══ MATERIAL ══

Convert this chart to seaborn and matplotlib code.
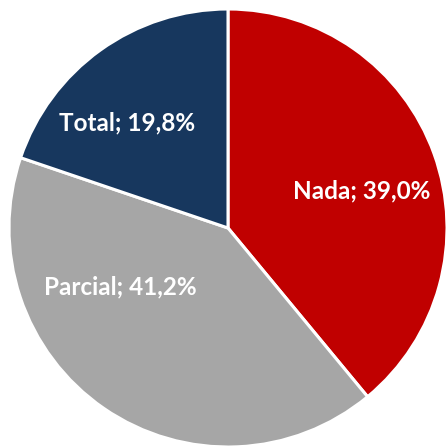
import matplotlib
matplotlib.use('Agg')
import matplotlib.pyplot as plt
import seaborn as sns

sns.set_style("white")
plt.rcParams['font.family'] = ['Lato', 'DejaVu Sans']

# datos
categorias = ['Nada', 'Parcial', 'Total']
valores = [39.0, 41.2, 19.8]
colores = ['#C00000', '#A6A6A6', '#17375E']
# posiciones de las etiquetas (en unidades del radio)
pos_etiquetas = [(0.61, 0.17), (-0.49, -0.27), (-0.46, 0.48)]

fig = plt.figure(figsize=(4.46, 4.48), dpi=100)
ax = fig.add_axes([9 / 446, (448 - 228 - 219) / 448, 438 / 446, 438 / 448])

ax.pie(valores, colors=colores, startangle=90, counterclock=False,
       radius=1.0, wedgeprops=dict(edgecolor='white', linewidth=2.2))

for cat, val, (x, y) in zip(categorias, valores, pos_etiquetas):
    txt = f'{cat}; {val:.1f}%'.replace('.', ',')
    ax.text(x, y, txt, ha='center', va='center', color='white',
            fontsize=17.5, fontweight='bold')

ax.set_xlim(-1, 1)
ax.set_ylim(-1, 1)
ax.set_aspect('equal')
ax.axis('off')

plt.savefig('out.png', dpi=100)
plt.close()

═══

Exactly as written, please give again the lines from the beginning of the listing through the line containing "pos_etiquetas = [(0.61, 0.17), (-0.49, -0.27), (-0.46, 0.48)]", inclusive, without any pictures.

Convert this chart to seaborn and matplotlib code.
import matplotlib
matplotlib.use('Agg')
import matplotlib.pyplot as plt
import seaborn as sns

sns.set_style("white")
plt.rcParams['font.family'] = ['Lato', 'DejaVu Sans']

# datos
categorias = ['Nada', 'Parcial', 'Total']
valores = [39.0, 41.2, 19.8]
colores = ['#C00000', '#A6A6A6', '#17375E']
# posiciones de las etiquetas (en unidades del radio)
pos_etiquetas = [(0.61, 0.17), (-0.49, -0.27), (-0.46, 0.48)]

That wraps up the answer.